Over-Reliance on Data
Intelligence platforms provide information, but selling requires conversation and relationship building. Teams that rely solely on platform signals without human judgment often miss nuance.

Getting Started with Sales Intelligence

Start by defining what intelligence matters most for your business. Do you prioritize company fit (firmographic matching)? Buying signals (intent and intent scoring)? Technology alignment (technographic)? Competitive positioning?

Then evaluate platforms based on data quality in your target verticals, ease of integration with your CRM, quality of intent data, and overall user experience. Many platforms offer free trials.
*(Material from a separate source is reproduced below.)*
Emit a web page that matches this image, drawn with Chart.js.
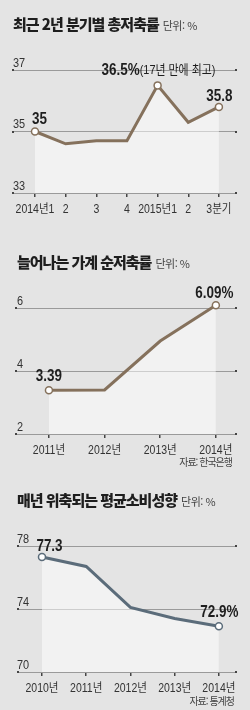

Finally, establish usage processes. Train your SDRs and AEs on how to use the platform. Incorporate platform intelligence into account planning and pipeline reviews. Make it a natural part of your sales workflow rather than a side tool.

The most effective sales intelligence platforms (like those integrated into ABM platforms such as Abmatic AI) combine multiple data types,firmographic, technographic, intent, competitive,into a unified view that helps sales and marketing work from the same account understanding.

Conclusion

Sales intelligence platforms have become essential tools for B2B sales teams. By aggregating company data, contact information, intent signals, and competitive intelligence, they give sales teams the context needed to identify high-probability accounts, prioritize effort, and craft informed outreach. In competitive B2B markets, the information advantage that intelligence platforms provide often translates directly to better sales productivity and higher close rates.